--- WHAT YOU WILL DO ---
Copy out every line exactly as given.

--- DATA BLOCK ---
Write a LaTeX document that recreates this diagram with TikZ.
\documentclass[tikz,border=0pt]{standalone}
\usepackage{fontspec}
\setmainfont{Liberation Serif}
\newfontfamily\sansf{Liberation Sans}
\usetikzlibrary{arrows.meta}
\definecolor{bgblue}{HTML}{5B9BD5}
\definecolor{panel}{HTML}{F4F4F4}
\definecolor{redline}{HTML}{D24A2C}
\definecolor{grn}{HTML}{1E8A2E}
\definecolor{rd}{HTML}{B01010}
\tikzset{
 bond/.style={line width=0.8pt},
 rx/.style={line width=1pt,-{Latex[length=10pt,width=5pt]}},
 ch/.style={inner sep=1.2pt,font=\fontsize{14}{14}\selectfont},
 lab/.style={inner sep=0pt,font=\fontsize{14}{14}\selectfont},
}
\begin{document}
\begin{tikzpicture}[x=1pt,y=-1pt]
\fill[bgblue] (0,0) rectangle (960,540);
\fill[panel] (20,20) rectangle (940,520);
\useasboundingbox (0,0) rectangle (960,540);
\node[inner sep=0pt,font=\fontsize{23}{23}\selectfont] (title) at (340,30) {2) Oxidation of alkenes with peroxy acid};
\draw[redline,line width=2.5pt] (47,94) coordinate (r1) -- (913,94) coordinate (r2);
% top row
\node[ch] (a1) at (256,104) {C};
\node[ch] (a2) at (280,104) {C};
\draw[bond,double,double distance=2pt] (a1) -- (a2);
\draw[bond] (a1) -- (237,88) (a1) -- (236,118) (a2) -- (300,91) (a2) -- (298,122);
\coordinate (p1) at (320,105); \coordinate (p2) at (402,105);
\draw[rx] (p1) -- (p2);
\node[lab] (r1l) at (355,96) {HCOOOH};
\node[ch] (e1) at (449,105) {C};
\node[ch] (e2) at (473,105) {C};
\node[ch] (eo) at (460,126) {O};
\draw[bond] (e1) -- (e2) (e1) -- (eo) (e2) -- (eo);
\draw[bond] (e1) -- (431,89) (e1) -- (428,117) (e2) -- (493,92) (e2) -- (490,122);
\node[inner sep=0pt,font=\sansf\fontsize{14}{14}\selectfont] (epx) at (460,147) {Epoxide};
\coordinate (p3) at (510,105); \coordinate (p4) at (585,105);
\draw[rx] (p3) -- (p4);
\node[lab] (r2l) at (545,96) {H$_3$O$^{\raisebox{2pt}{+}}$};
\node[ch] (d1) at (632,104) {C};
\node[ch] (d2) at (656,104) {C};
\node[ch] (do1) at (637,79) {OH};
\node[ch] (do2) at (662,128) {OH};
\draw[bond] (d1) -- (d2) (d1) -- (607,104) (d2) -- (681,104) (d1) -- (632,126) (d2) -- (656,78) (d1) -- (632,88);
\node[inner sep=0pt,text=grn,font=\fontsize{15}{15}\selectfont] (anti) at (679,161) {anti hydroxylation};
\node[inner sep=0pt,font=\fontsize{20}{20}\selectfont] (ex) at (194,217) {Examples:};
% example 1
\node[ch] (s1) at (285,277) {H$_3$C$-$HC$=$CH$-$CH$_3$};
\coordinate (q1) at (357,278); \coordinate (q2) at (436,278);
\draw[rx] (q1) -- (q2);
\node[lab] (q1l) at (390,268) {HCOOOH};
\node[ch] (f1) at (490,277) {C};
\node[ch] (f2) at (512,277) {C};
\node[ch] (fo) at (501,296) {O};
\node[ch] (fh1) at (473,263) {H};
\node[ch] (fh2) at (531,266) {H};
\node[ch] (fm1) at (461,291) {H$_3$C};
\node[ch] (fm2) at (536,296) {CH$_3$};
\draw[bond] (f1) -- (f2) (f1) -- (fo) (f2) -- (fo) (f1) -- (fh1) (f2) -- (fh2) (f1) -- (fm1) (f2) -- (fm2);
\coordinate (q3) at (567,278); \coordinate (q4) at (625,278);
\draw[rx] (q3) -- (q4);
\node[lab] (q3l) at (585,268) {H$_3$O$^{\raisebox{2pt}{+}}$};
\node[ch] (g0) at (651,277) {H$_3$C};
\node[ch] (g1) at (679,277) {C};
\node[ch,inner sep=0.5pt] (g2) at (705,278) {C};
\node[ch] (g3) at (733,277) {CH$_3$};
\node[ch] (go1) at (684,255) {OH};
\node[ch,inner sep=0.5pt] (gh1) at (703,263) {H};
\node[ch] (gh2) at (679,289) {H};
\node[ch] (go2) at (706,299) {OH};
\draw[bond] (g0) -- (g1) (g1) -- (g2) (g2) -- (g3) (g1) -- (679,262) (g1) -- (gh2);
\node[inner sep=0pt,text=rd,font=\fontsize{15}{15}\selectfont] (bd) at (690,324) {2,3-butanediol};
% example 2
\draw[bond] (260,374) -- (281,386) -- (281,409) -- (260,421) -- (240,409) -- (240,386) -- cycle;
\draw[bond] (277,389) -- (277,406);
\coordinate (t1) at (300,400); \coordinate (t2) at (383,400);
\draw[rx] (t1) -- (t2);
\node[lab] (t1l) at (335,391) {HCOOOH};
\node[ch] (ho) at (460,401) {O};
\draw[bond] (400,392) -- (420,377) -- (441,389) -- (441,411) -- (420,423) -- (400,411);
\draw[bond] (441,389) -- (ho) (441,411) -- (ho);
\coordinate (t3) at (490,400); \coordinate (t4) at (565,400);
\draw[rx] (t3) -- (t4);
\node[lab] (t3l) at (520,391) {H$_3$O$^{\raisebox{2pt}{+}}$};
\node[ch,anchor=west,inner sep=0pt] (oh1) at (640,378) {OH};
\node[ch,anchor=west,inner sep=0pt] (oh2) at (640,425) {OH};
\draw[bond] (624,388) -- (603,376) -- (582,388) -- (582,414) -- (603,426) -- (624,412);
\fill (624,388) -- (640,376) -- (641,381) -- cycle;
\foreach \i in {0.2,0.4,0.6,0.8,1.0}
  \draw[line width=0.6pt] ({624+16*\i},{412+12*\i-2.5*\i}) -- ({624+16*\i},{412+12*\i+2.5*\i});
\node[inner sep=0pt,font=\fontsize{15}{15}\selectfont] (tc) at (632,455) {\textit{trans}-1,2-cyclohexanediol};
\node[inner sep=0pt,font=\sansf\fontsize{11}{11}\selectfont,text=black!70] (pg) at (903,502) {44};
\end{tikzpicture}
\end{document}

--- OUTPUT BELOW ---
Write a LaTeX document that recreates this diagram with TikZ.
\documentclass[tikz,border=0pt]{standalone}
\usepackage{fontspec}
\setmainfont{Liberation Serif}
\newfontfamily\sansf{Liberation Sans}
\usetikzlibrary{arrows.meta}
\definecolor{bgblue}{HTML}{5B9BD5}
\definecolor{panel}{HTML}{F4F4F4}
\definecolor{redline}{HTML}{D24A2C}
\definecolor{grn}{HTML}{1E8A2E}
\definecolor{rd}{HTML}{B01010}
\tikzset{
 bond/.style={line width=0.8pt},
 rx/.style={line width=1pt,-{Latex[length=10pt,width=5pt]}},
 ch/.style={inner sep=1.2pt,font=\fontsize{14}{14}\selectfont},
 lab/.style={inner sep=0pt,font=\fontsize{14}{14}\selectfont},
}
\begin{document}
\begin{tikzpicture}[x=1pt,y=-1pt]
\fill[bgblue] (0,0) rectangle (960,540);
\fill[panel] (20,20) rectangle (940,520);
\useasboundingbox (0,0) rectangle (960,540);
\node[inner sep=0pt,font=\fontsize{23}{23}\selectfont] (title) at (340,30) {2) Oxidation of alkenes with peroxy acid};
\draw[redline,line width=2.5pt] (47,94) coordinate (r1) -- (913,94) coordinate (r2);
% top row
\node[ch] (a1) at (256,104) {C};
\node[ch] (a2) at (280,104) {C};
\draw[bond,double,double distance=2pt] (a1) -- (a2);
\draw[bond] (a1) -- (237,88) (a1) -- (236,118) (a2) -- (300,91) (a2) -- (298,122);
\coordinate (p1) at (320,105); \coordinate (p2) at (402,105);
\draw[rx] (p1) -- (p2);
\node[lab] (r1l) at (355,96) {HCOOOH};
\node[ch] (e1) at (449,105) {C};
\node[ch] (e2) at (473,105) {C};
\node[ch] (eo) at (460,126) {O};
\draw[bond] (e1) -- (e2) (e1) -- (eo) (e2) -- (eo);
\draw[bond] (e1) -- (431,89) (e1) -- (428,117) (e2) -- (493,92) (e2) -- (490,122);
\node[inner sep=0pt,font=\sansf\fontsize{14}{14}\selectfont] (epx) at (460,147) {Epoxide};
\coordinate (p3) at (510,105); \coordinate (p4) at (585,105);
\draw[rx] (p3) -- (p4);
\node[lab] (r2l) at (545,96) {H$_3$O$^{\raisebox{2pt}{+}}$};
\node[ch] (d1) at (632,104) {C};
\node[ch] (d2) at (656,104) {C};
\node[ch] (do1) at (637,79) {OH};
\node[ch] (do2) at (662,128) {OH};
\draw[bond] (d1) -- (d2) (d1) -- (607,104) (d2) -- (681,104) (d1) -- (632,126) (d2) -- (656,78) (d1) -- (632,88);
\node[inner sep=0pt,text=grn,font=\fontsize{15}{15}\selectfont] (anti) at (679,161) {anti hydroxylation};
\node[inner sep=0pt,font=\fontsize{20}{20}\selectfont] (ex) at (194,217) {Examples:};
% example 1
\node[ch] (s1) at (285,277) {H$_3$C$-$HC$=$CH$-$CH$_3$};
\coordinate (q1) at (357,278); \coordinate (q2) at (436,278);
\draw[rx] (q1) -- (q2);
\node[lab] (q1l) at (390,268) {HCOOOH};
\node[ch] (f1) at (490,277) {C};
\node[ch] (f2) at (512,277) {C};
\node[ch] (fo) at (501,296) {O};
\node[ch] (fh1) at (473,263) {H};
\node[ch] (fh2) at (531,266) {H};
\node[ch] (fm1) at (461,291) {H$_3$C};
\node[ch] (fm2) at (536,296) {CH$_3$};
\draw[bond] (f1) -- (f2) (f1) -- (fo) (f2) -- (fo) (f1) -- (fh1) (f2) -- (fh2) (f1) -- (fm1) (f2) -- (fm2);
\coordinate (q3) at (567,278); \coordinate (q4) at (625,278);
\draw[rx] (q3) -- (q4);
\node[lab] (q3l) at (585,268) {H$_3$O$^{\raisebox{2pt}{+}}$};
\node[ch] (g0) at (651,277) {H$_3$C};
\node[ch] (g1) at (679,277) {C};
\node[ch,inner sep=0.5pt] (g2) at (705,278) {C};
\node[ch] (g3) at (733,277) {CH$_3$};
\node[ch] (go1) at (684,255) {OH};
\node[ch,inner sep=0.5pt] (gh1) at (703,263) {H};
\node[ch] (gh2) at (679,289) {H};
\node[ch] (go2) at (706,299) {OH};
\draw[bond] (g0) -- (g1) (g1) -- (g2) (g2) -- (g3) (g1) -- (679,262) (g1) -- (gh2);
\node[inner sep=0pt,text=rd,font=\fontsize{15}{15}\selectfont] (bd) at (690,324) {2,3-butanediol};
% example 2
\draw[bond] (260,374) -- (281,386) -- (281,409) -- (260,421) -- (240,409) -- (240,386) -- cycle;
\draw[bond] (277,389) -- (277,406);
\coordinate (t1) at (300,400); \coordinate (t2) at (383,400);
\draw[rx] (t1) -- (t2);
\node[lab] (t1l) at (335,391) {HCOOOH};
\node[ch] (ho) at (460,401) {O};
\draw[bond] (400,392) -- (420,377) -- (441,389) -- (441,411) -- (420,423) -- (400,411);
\draw[bond] (441,389) -- (ho) (441,411) -- (ho);
\coordinate (t3) at (490,400); \coordinate (t4) at (565,400);
\draw[rx] (t3) -- (t4);
\node[lab] (t3l) at (520,391) {H$_3$O$^{\raisebox{2pt}{+}}$};
\node[ch,anchor=west,inner sep=0pt] (oh1) at (640,378) {OH};
\node[ch,anchor=west,inner sep=0pt] (oh2) at (640,425) {OH};
\draw[bond] (624,388) -- (603,376) -- (582,388) -- (582,414) -- (603,426) -- (624,412);
\fill (624,388) -- (640,376) -- (641,381) -- cycle;
\foreach \i in {0.2,0.4,0.6,0.8,1.0}
  \draw[line width=0.6pt] ({624+16*\i},{412+12*\i-2.5*\i}) -- ({624+16*\i},{412+12*\i+2.5*\i});
\node[inner sep=0pt,font=\fontsize{15}{15}\selectfont] (tc) at (632,455) {\textit{trans}-1,2-cyclohexanediol};
\node[inner sep=0pt,font=\sansf\fontsize{11}{11}\selectfont,text=black!70] (pg) at (903,502) {44};
\end{tikzpicture}
\end{document}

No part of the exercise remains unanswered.